The camera closed on Peters again. He produced a pistol, unusual as to both length of barrel and width of muzzle, took brief aim upwards and fired. Neither camera could track nor eye see the nature of the missile ejected: what the camera did show, four seconds after firing, was that Bartlett, one of the men by the saddle, had a green cord safely in his hands. He reeled this in swiftly. At the end of the cord was a leather-hung pulley, which in turn was attached to one end of the rope. Two and a half minutes elapsed before the rope was in Bartlett’s hands.

He held this securely while his partner, Boyard, undid both cord and pulley. Bartlett reeled in about another dozen feet, cut this section off with a knife and handed it to Boyard, who secured one end to a strut and another to the strap of the pulley. The rope was then passed through the pulley, through a hole at its top, to a pear-shaped lead weight which the men had brought up with them. Both weight and rope were then released and sank swiftly down to bridge level again.

Peters caught the weight, undid the knot that secured the rope but did not withdraw the rope. Instead he passed it through the pulley in the steel beam and a ring at the end of the boat-hook and secured all three together. He took a few turns of the other end of the rope round one of the drums of the winch and started up the electric motor.

The winch, though small, was powerful and fast. From bridge to saddle took less than a minute and a half. There was a gentle breeze blowing from the north, apparently freshening as the altitude increased, and the rope and its burden swayed quite noticeably, striking each of the cross-struts, at times quite forcibly, on the way up. Peters seemed unconcerned, his gaze fixed on Bartlett. As the rope and its cargo neared the top Bartlett made a horizontal waving motion of his arm. Peters eased the winch drum to a crawl. Bartlett made a slow upwards beckoning motion with his arm then stretched it out horizontally. Peters unwound the rope after stopping the winch, leaving only one turn on the drum.

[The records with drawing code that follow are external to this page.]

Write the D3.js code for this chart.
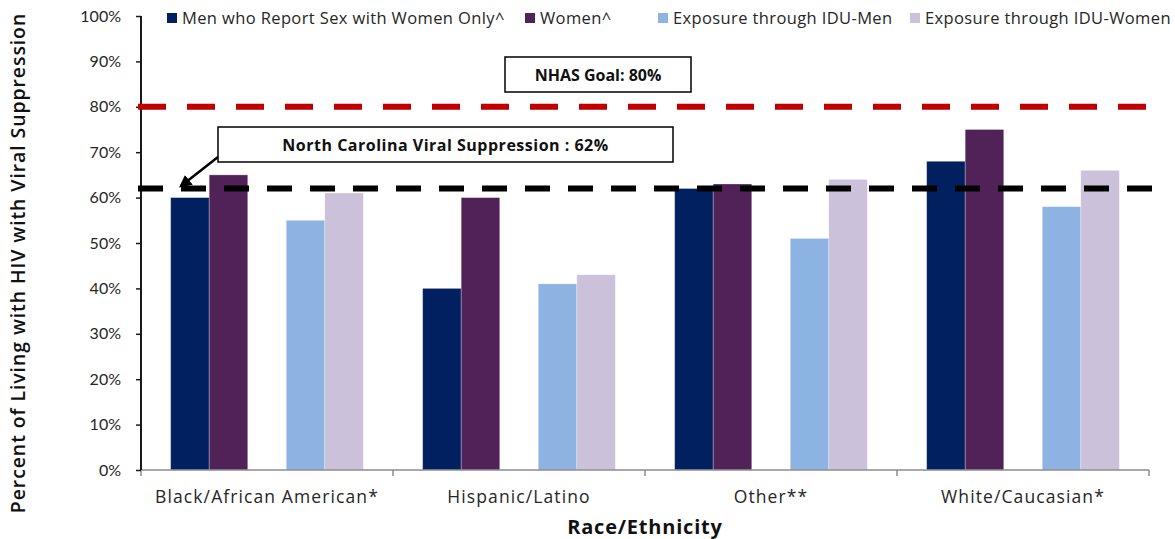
<!DOCTYPE html>
<html>
<head>
<meta charset="utf-8">
<script src="https://cdn.jsdelivr.net/npm/d3@7/dist/d3.min.js"></script>
<style>
  html, body { margin: 0; padding: 0; background: #fff; }
  svg { display: block; font-family: "Open Sans", Lato, sans-serif; }
</style>
</head>
<body>
<svg id="chart" width="1175" height="539"></svg>
<script>
// ---- data ----
const categories = ["Black/African American*", "Hispanic/Latino", "Other**", "White/Caucasian*"];
const seriesNames = ["Men who Report Sex with Women Only^", "Women^", "Exposure through IDU-Men", "Exposure through IDU-Women"];
const seriesColors = ["#002060", "#512258", "#8DB3E2", "#CCC1DA"];
const menSexWomen = [60, 40, 62, 68];
const women = [65, 60, 63, 75];
const iduMen = [55, 41, 51, 58];
const iduWomen = [61, 43, 64, 66];
const seriesValues = [menSexWomen, women, iduMen, iduWomen];
const yTicks = [0, 10, 20, 30, 40, 50, 60, 70, 80, 90, 100];
const nhasGoal = 80;
const ncSuppression = 62;
const nhasLabel = "NHAS Goal: 80%";
const ncLabel = "North Carolina Viral Suppression : 62%";
const yTitle = "Percent of Living with HIV with Viral Suppression";
const xTitle = "Race/Ethnicity";

// ---- layout ----
const svg = d3.select("#chart");
const plotLeft = 141, plotRight = 1149, plotTop = 16, plotBottom = 470;

const y = d3.scaleLinear().domain([0, 100]).range([plotBottom, plotTop]);
const x0 = d3.scaleBand().domain(categories).range([plotLeft, plotRight]).paddingInner(0).paddingOuter(0);
const slots = ["s0", "s1", "gap", "s2", "s3"];
const x1 = d3.scaleBand().domain(slots).range([0, x0.bandwidth()]).paddingInner(0).paddingOuter(0.77);
const seriesSlot = ["s0", "s1", "s2", "s3"];

// ---- bars ----
const barData = [];
categories.forEach((c, ci) => {
  seriesValues.forEach((vals, si) => {
    barData.push({ cat: c, si: si, v: vals[ci] });
  });
});
svg.append("g").selectAll("rect").data(barData).enter().append("rect")
  .attr("x", d => x0(d.cat) + x1(seriesSlot[d.si]))
  .attr("width", x1.bandwidth())
  .attr("y", d => y(d.v))
  .attr("height", d => y(0) - y(d.v))
  .attr("fill", d => seriesColors[d.si])
  .attr("stroke", "#ffffff")
  .attr("stroke-opacity", 0.35)
  .attr("stroke-width", 0.8);

// ---- x axis ----
const xAxisG = svg.append("g").attr("transform", `translate(0,${plotBottom})`);
xAxisG.append("line").attr("x1", plotLeft).attr("x2", plotRight).attr("y1", 0).attr("y2", 0)
  .attr("stroke", "#8c8c8c").attr("stroke-width", 1.5);
const boundaries = categories.map(c => x0(c)).concat([x0(categories[categories.length - 1]) + x0.bandwidth()]);
xAxisG.selectAll("line.tk").data(boundaries).enter().append("line").attr("class", "tk")
  .attr("x1", d => d).attr("x2", d => d).attr("y1", 0).attr("y2", 6)
  .attr("stroke", "#8c8c8c").attr("stroke-width", 1.5);
xAxisG.selectAll("text").data(categories).enter().append("text")
  .attr("x", d => x0(d) + x0.bandwidth() / 2)
  .attr("y", 33)
  .attr("text-anchor", "middle")
  .attr("font-size", 17.5)
  .attr("letter-spacing", 1.1)
  .attr("fill", "#262626")
  .text(d => d);

// ---- y axis ----
const yAxis = d3.axisLeft(y).tickValues(yTicks).tickFormat(d => d + "%").tickSize(5).tickPadding(15);
const yAxisG = svg.append("g").attr("transform", `translate(${plotLeft},0)`).call(yAxis);
yAxisG.select(".domain").attr("stroke", "#1a1a1a").attr("stroke-width", 2).attr("d", `M0,${plotTop}V${plotBottom}`);
yAxisG.selectAll(".tick line").attr("stroke", "#1a1a1a").attr("stroke-width", 1.5);
yAxisG.selectAll(".tick text").attr("font-size", 16).attr("fill", "#262626")
  .attr("font-family", "Lato, sans-serif");

// ---- reference lines ----
svg.append("line")
  .attr("x1", 138).attr("x2", 1152).attr("y1", y(nhasGoal)).attr("y2", y(nhasGoal))
  .attr("stroke", "#C00000").attr("stroke-width", 6).attr("stroke-dasharray", "28,21");
svg.append("line")
  .attr("x1", 138).attr("x2", 1160).attr("y1", y(ncSuppression)).attr("y2", y(ncSuppression))
  .attr("stroke", "#000000").attr("stroke-width", 6).attr("stroke-dasharray", "25,18");

// ---- annotation boxes ----
function box(x, yTop, w, h, label, spacing) {
  const g = svg.append("g");
  g.append("rect").attr("x", x).attr("y", yTop).attr("width", w).attr("height", h)
    .attr("fill", "#fff").attr("stroke", "#000").attr("stroke-width", 1.5);
  g.append("text").attr("x", x + w / 2).attr("y", yTop + h / 2 + 6)
    .attr("text-anchor", "middle").attr("font-size", 16).attr("font-weight", "bold")
    .attr("letter-spacing", spacing)
    .attr("fill", "#111").text(label);
}
box(505, 57, 186, 35, nhasLabel, 0);
box(218, 127, 455, 35, ncLabel, 0.5);

// arrow
const defs = svg.append("defs");
defs.append("marker").attr("id", "arrow").attr("viewBox", "0 0 10 10").attr("refX", 8).attr("refY", 5)
  .attr("markerWidth", 5).attr("markerHeight", 5).attr("orient", "auto")
  .append("path").attr("d", "M0,0L10,5L0,10z").attr("fill", "#000");
svg.append("line").attr("x1", 218).attr("y1", 157).attr("x2", 181).attr("y2", 186)
  .attr("stroke", "#000").attr("stroke-width", 2.5).attr("marker-end", "url(#arrow)");

// ---- legend ----
const legendX = [167, 525, 658, 910];
const legend = svg.append("g");
seriesNames.forEach((name, i) => {
  legend.append("rect").attr("x", legendX[i]).attr("y", 13).attr("width", 10).attr("height", 10)
    .attr("fill", seriesColors[i]);
  legend.append("text").attr("x", legendX[i] + 15).attr("y", 24).attr("font-size", 16.5)
    .attr("letter-spacing", 0.38)
    .attr("fill", "#262626").text(name);
});

// ---- axis titles ----
svg.append("text").attr("transform", `translate(25,${(plotTop + plotBottom) / 2 + 20}) rotate(-90)`)
  .attr("text-anchor", "middle").attr("font-size", 19.5).attr("font-weight", 600)
  .attr("letter-spacing", 0.9)
  .attr("fill", "#111").text(yTitle);
svg.append("text").attr("x", (plotLeft + plotRight) / 2).attr("y", 534)
  .attr("text-anchor", "middle").attr("font-size", 20).attr("font-weight", "bold")
  .attr("letter-spacing", 0.8)
  .attr("fill", "#111").text(xTitle);
</script>
</body>
</html>
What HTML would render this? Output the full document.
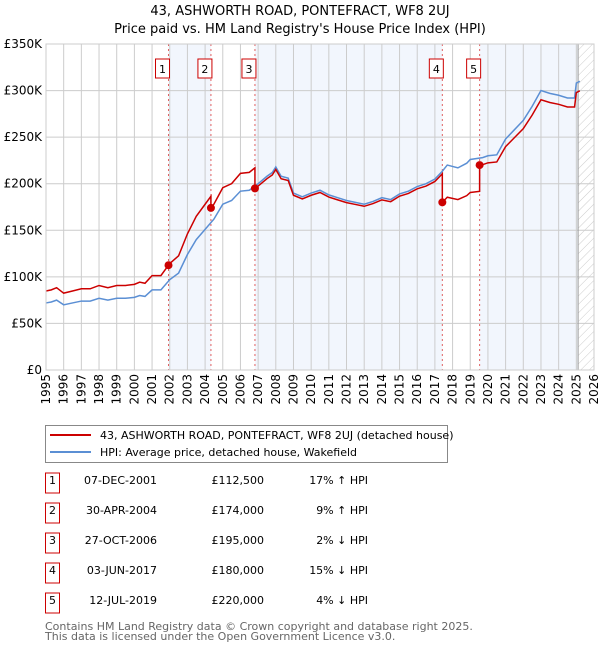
<!DOCTYPE html>
<html><head><meta charset="utf-8"><style>
body{margin:0;width:600px;height:650px;background:#fff;font-family:"Liberation Sans","DejaVu Sans",sans-serif;overflow:hidden}
svg text{font-family:"DejaVu Sans","Liberation Sans",sans-serif}
</style></head><body>
<svg id="chart" width="600" height="650" xmlns="http://www.w3.org/2000/svg">
<defs><pattern id="hatch" width="6" height="6" patternUnits="userSpaceOnUse" patternTransform="rotate(45)"><line x1="0" y1="0" x2="0" y2="6" stroke="#ccc" stroke-width="1"/></pattern></defs>
<text x="300" y="15" text-anchor="middle" font-size="13">43, ASHWORTH ROAD, PONTEFRACT, WF8 2UJ</text>
<text x="300" y="33" text-anchor="middle" font-size="13">Price paid vs. HM Land Registry's House Price Index (HPI)</text>
<g id="plot"></g>
<g>
<rect x="45.5" y="425.5" width="402" height="37" fill="#fff" stroke="#888"/>
<line x1="50" y1="435" x2="91" y2="435" stroke="#cc0000" stroke-width="2"/>
<text x="100" y="439" font-size="11">43, ASHWORTH ROAD, PONTEFRACT, WF8 2UJ (detached house)</text>
<line x1="50" y1="452" x2="91" y2="452" stroke="#5b8fd4" stroke-width="2"/>
<text x="100" y="456" font-size="11">HPI: Average price, detached house, Wakefield</text>
</g>
<g id="table" font-size="11"></g>
<text x="45" y="630" font-size="11" fill="#666">Contains HM Land Registry data © Crown copyright and database right 2025.</text>
<text x="45" y="640" font-size="11" fill="#666">This data is licensed under the Open Government Licence v3.0.</text>
</svg>
<script>
const hpiYears=[1995,1995.3,1995.6,1996,1996.5,1997,1997.5,1998,1998.5,1999,1999.5,2000,2000.3,2000.6,2001,2001.5,2002,2002.5,2003,2003.5,2004,2004.5,2005,2005.5,2006,2006.5,2007,2007.5,2007.8,2008,2008.3,2008.7,2009,2009.5,2010,2010.5,2011,2011.5,2012,2012.5,2013,2013.5,2014,2014.5,2015,2015.5,2016,2016.5,2017,2017.4,2017.7,2018.3,2018.8,2019,2019.7,2020,2020.5,2021,2021.5,2022,2022.5,2023,2023.5,2024,2024.5,2024.9,2025,2025.2];
const hpiValues=[72,73,75,70,72,74,74,77,75,77,77,78,80,79,86,86,97,104,124,140,151,162,178,182,192,193,200,208,212,218,208,206,190,186,190,193,188,185,182,180,178,181,185,183,189,192,197,200,205,213,220,217,222,226,228,230,231,248,258,268,283,300,297,295,292,292,308,310];
const saleDates=[2001.93,2004.33,2006.82,2017.42,2019.53];
const salePrices=[112.5,174,195,180,220];
const saleLabels=["1","2","3","4","5"];
const saleDateText=["07-DEC-2001","30-APR-2004","27-OCT-2006","03-JUN-2017","12-JUL-2019"];
const salePriceText=["£112,500","£174,000","£195,000","£180,000","£220,000"];
const saleHpiText=["17% ↑ HPI","9% ↑ HPI","2% ↓ HPI","15% ↓ HPI","4% ↓ HPI"];
const yTicks=[0,50,100,150,200,250,300,350];
const yTickLabels=["£0","£50K","£100K","£150K","£200K","£250K","£300K","£350K"];
const xTicks=[1995,1996,1997,1998,1999,2000,2001,2002,2003,2004,2005,2006,2007,2008,2009,2010,2011,2012,2013,2014,2015,2016,2017,2018,2019,2020,2021,2022,2023,2024,2025,2026];

const L=46,R=594,T=44,B=370,X0=1995,X1=2026,YMAX=350;
const xs=v=>L+(v-X0)/(X1-X0)*(R-L);
const ys=v=>B-v/YMAX*(B-T);
const NS="http://www.w3.org/2000/svg";
const plot=document.getElementById('plot');
function mk(tag,attrs,parent){const e=document.createElementNS(NS,tag);for(const k in attrs)e.setAttribute(k,attrs[k]);(parent||plot).appendChild(e);return e;}
function hpiAt(t){for(let i=1;i<hpiYears.length;i++){if(t<=hpiYears[i]){const a=hpiYears[i-1],b=hpiYears[i];return hpiValues[i-1]+(hpiValues[i]-hpiValues[i-1])*(t-a)/(b-a);}}return hpiValues[hpiValues.length-1];}

const bg=mk('rect',{x:L,y:T,width:R-L,height:B-T,fill:'#fff'});


const lastData=hpiYears[hpiYears.length-1];
const bands=[[saleDates[0],saleDates[1]],[saleDates[2],saleDates[3]],[saleDates[4],lastData-0.1]];
bands.forEach(b=>{const r=mk('rect',{x:xs(b[0]),y:T,width:xs(b[1])-xs(b[0]),height:B-T,fill:'#f2f6fd'});

});
const hz=mk('rect',{x:xs(lastData-0.1),y:T,width:R-xs(lastData-0.1),height:B-T,fill:'url(#hatch)'});


xTicks.forEach((t,i)=>{const g=mk('line',{x1:xs(t),x2:xs(t),y1:T,y2:B,stroke:'#ccc','stroke-width':1});


const tx=mk('text',{x:0,y:0,'font-size':12,'text-anchor':'end',transform:`translate(${xs(t)+4},${B+4}) rotate(-90)`});tx.textContent=t;

});
yTicks.forEach((v,i)=>{const g=mk('line',{x1:L,x2:R,y1:ys(v),y2:ys(v),stroke:'#ccc','stroke-width':1});


const tx=mk('text',{x:L-4,y:ys(v)+4,'font-size':12,'text-anchor':'end'});tx.textContent=yTickLabels[i];

});
const nowLine=mk('line',{x1:xs(lastData-0.1),x2:xs(lastData-0.1),y1:T,y2:B,stroke:'#999','stroke-width':1});


saleDates.forEach((d,i)=>{const l=mk('line',{x1:xs(d),x2:xs(d),y1:T,y2:B,stroke:'#e06060','stroke-width':1,'stroke-dasharray':'2,3'});


const bx=mk('rect',{x:xs(d)-13,y:59,width:14,height:19,fill:'#fff',stroke:'#cc0000'});


const tx=mk('text',{x:xs(d)-6,y:73,'font-size':11,'text-anchor':'middle'});tx.textContent=saleLabels[i];

});
const hp=mk('polyline',{points:hpiYears.map((t,i)=>xs(t)+','+ys(hpiValues[i])).join(' '),fill:'none',stroke:'#5b8fd4','stroke-width':1.5});


const ratios=saleDates.map((d,i)=>salePrices[i]/hpiAt(d));
const pts=[];
function ratioAt(t){let r=ratios[0];for(let i=0;i<saleDates.length;i++)if(t>=saleDates[i])r=ratios[i];return r;}
const times=hpiYears.slice();saleDates.forEach(d=>{times.push(d-0.001);times.push(d);});times.sort((a,b)=>a-b);
times.forEach(t=>pts.push(xs(t)+','+ys(hpiAt(t)*ratioAt(t))));
const pl=mk('polyline',{points:pts.join(' '),fill:'none',stroke:'#cc0000','stroke-width':1.5});


saleDates.forEach((d,i)=>{const c=mk('circle',{cx:xs(d),cy:ys(salePrices[i]),r:4,fill:'#cc0000'});

});
const fr=mk('rect',{x:L,y:T,width:R-L,height:B-T,fill:'none',stroke:'#ccc'});


const tb=document.getElementById('table');
saleLabels.forEach((s,i)=>{const cy=483+i*30;
const bx=mk('rect',{x:45.5,y:cy-10,width:14,height:20,fill:'#fff',stroke:'#cc0000'},tb);


const cells=[[52.5,'middle',s,'row-number'],[157,'end',saleDateText[i],'row-date'],[264,'end',salePriceText[i],'row-price'],[368,'end',saleHpiText[i],'row-hpi-diff']];
cells.forEach(c=>{const t=mk('text',{x:c[0],y:cy+1,'text-anchor':c[1],'font-size':11},tb);t.textContent=c[2];

});});
</script>
</body></html>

Bartlett and Boyard pulled in the beam and boat-hook, detached them along with the lead weight, passed the rope through the pulley and resecured the lead weight. They then eased out the H-beam for a distance of about six feet then clamped the inner end to a strut, tightening the butterfly nuts to their maximum. Bartlett signalled Peters who took the last turn off the drum. Weight and rope sank rapidly downwards.

Two minutes later the rope was on its way up again, this time with the canvas strap of explosives which dangled at its full length, fastened to the rope by two heavy metal buckles at one end of the strap. Unlike the previous occasion Peters now moved with great caution, the drum moving very slowly and occasionally stopping altogether. General Cartland commented on this to Branson.

‘Your winchman is trying to eliminate all sway?’

‘Yes. We don’t want that strap of explosives to bang against one of the cross-struts.’

‘Of course. I’d forgotten how sensitive fulminate of mercury detonators are.’

‘The detonators are in Bartlett’s pocket. But the primers can be temperamental too. That’s why we have that extended beam up top – to give clearance. Also, it’s asking a bit much for even two strong men to haul a hundred and sixty pounds – not a hundredweight as you estimated, General – over five hundred feet vertically upwards.’